Trought the maximization of ELBO.
What is the algorithm for mean field approximation?
- Initialize parameters randomly
- Update local variational paramters
- Update global variational paramters
- Repeat.
What are the limitations of mean field approximation?
Generally mean field tend to be too compact, need a better class for approximation
Classical mean field approximation has to evaluate all datapoints to update parameters, making it unscaleable to large datasets. How can we leaviate this problem?
Use stochastic variational inference, updating the parameters with a stochastic subset of the data.
How do we maximize the ELBO?
Set q*(z_i) = exp(E{-i}[p(x,z)])
What is a important criterion for using mean field approximation with stochastic (noisy) gradients?
The gradients should be unbiased
What is a problem with maximizing the ELBO?
ELBO is non-convex, we only get local minima.
What is the natural gradient?
Uses one datapoint to compute the gradient of distrubutions with respect to the parameters v, for example the gradient of KL divergence with respect to v.
What are some advantages of the natural gradinet?
- Invariant to parametrization, for example variance vs precission.
- Uses only one datapoint.
How do we update the global parameter using noisy gradients?
Use a running mean so:
lambda_t
What happens if we try to use the cavi to do Bayesian logistic regression?
We get a mean that can’t be calculated in closed form.
Why can’t we use monte carlo approximation to calculate the intractable mean when doing inference on logistic regression?
Can’t push gradients trough monte carlo sampling. (We can optimize a lower bound instead, but the lower bound is model spesific).
Why do we have to swap the order of the integraton (for ELBO expecations) and derivation in BBVI ( Black box VI)
The integrals are intractable for non-conjugate models, which makes gradient computation difficult (impossible?).
What is the idae behind score function gradients?
Switch the order of integration and differentation, then simplify the expectation computations
How can we practically calculate the score function gradient?
MC estimate
What do we need to calculate the score funciton gradients?
- Sampling from q
- Evaluate score function gradient_v {log q(z|v)}
- Evaluate log q(z|v) and p(x,z)
What is a problem with the score function gradients?
As we use MC sampling they are noisy.
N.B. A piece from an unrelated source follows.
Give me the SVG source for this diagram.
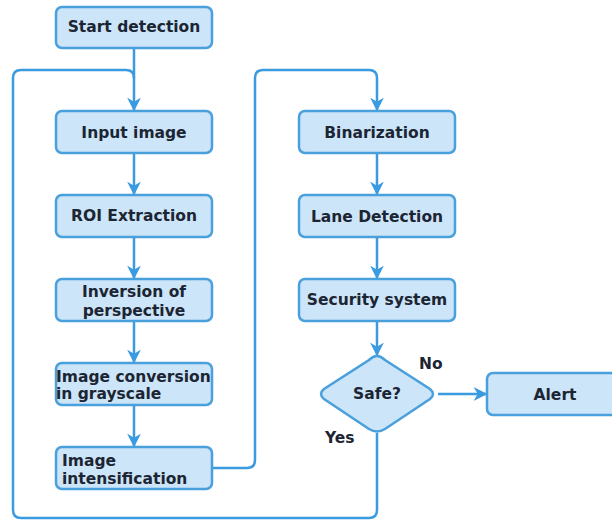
<svg xmlns="http://www.w3.org/2000/svg" width="612" height="520" viewBox="0 0 612 520">
<defs>
<marker id="ah" viewBox="0 0 10 10" refX="9" refY="5" markerWidth="5.5" markerHeight="5.5" orient="auto" markerUnits="strokeWidth">
<path d="M0,0 L10,5 L0,10 L3,5 Z" fill="#3b9be0"/>
</marker>
<style>
.box{fill:#cde5f8;stroke:#4aa0dc;stroke-width:2.5}
.t{font-family:"DejaVu Sans",sans-serif;font-weight:bold;font-size:15.5px;fill:#1c2533}
.c{text-anchor:middle}
.ln{fill:none;stroke:#3b9be0;stroke-width:2.5;marker-end:url(#ah)}
.lnn{fill:none;stroke:#3b9be0;stroke-width:2.5}
</style>
</defs>
<rect width="612" height="520" fill="#ffffff"/>
<g id="connectors">
<path class="ln" d="M134,48 V110"/>
<path class="lnn" d="M377,433 V510 Q377,518 369,518 H21 Q13,518 13,510 V78 Q13,70 21,70 H126 Q134,70 134,78"/>
<path class="ln" d="M134,153 V194"/>
<path class="ln" d="M134,237 V278"/>
<path class="ln" d="M134,321 V362"/>
<path class="ln" d="M134,405 V446"/>
<path class="ln" d="M212,468 H247 Q255,468 255,460 V78 Q255,70 263,70 H369 Q377,70 377,78 V110"/>
<path class="ln" d="M377,153 V194"/>
<path class="ln" d="M377,237 V278"/>
<path class="ln" d="M377,321 V355"/>
<path class="ln" d="M438,394 H486"/>
</g>
<g id="start"><rect class="box" x="56" y="7" width="156" height="41" rx="6"/><text class="t c" x="134" y="32">Start detection</text></g>
<g id="input"><rect class="box" x="56" y="111" width="156" height="42" rx="6"/><text class="t c" x="134" y="138">Input image</text></g>
<g id="roi"><rect class="box" x="56" y="195" width="156" height="42" rx="6"/><text class="t c" x="134" y="221">ROI Extraction</text></g>
<g id="inversion"><rect class="box" x="56" y="279" width="156" height="42" rx="6"/><text class="t c" x="134" y="297">Inversion of</text><text class="t c" x="134" y="316">perspective</text></g>
<g id="grayscale"><rect class="box" x="56" y="363" width="156" height="42" rx="6"/><text class="t" x="56" y="382">Image conversion</text><text class="t" x="56" y="399">in grayscale</text></g>
<g id="intensification"><rect class="box" x="56" y="447" width="156" height="42" rx="6"/><text class="t" x="62" y="466">Image</text><text class="t" x="62" y="484">intensification</text></g>
<g id="binarization"><rect class="box" x="299" y="111" width="156" height="42" rx="6"/><text class="t c" x="377" y="138">Binarization</text></g>
<g id="lane"><rect class="box" x="299" y="195" width="156" height="42" rx="6"/><text class="t c" x="377" y="222">Lane Detection</text></g>
<g id="security"><rect class="box" x="299" y="279" width="156" height="42" rx="6"/><text class="t c" x="377" y="305">Security system</text></g>
<g id="safe"><path class="box" d="M377,356 Q381,356 385,360 L430,389 Q436,394 430,399 L385,429 Q377,434 369,429 L324,399 Q318,394 324,389 L369,360 Q373,356 377,356 Z"/><text class="t c" x="377" y="399">Safe?</text></g>
<g id="alert"><rect class="box" x="487" y="373" width="135" height="42" rx="6"/><text class="t c" x="555" y="400">Alert</text></g>
<text class="t" x="419" y="369">No</text>
<text class="t" x="325" y="443">Yes</text>
</svg>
This can be leviated by for example control variates.
If f: X -> Y so f(x) = y, how are integ{xdx} and integ{ydy} related?
integ{ydy} = det(dF/dx) integ{xdx}. The “area” is multiplied by the determinand of the Jacobian.
What are the properties of pathwise gradient compared to score function gradient?
Lower variance, but more restricted model classes (differentiable models and z = t(e,v) )
What is the score function ELBO gradient and the pathwise ELBO gradient
Score:
Eq[g(z, v) * dv log q(z|v)]
Pathwise:
Ep[dz g(z,v) * dv t(e,v)]
What is the idea behind behind amortized inference?
Learn a mapping, f(x_n, theta) = phi_n, from datapoints to local parameters. This means:
- We do not need to learn any local parameters
- No more independent update of local and
- New theta can be found using SGD
What is the idea of atuoregressive distributions?
we make z_i dependend on all former z_j with j < i.
What is the idea of normalizing flows?
We aply k invertible transformations to q(z|v)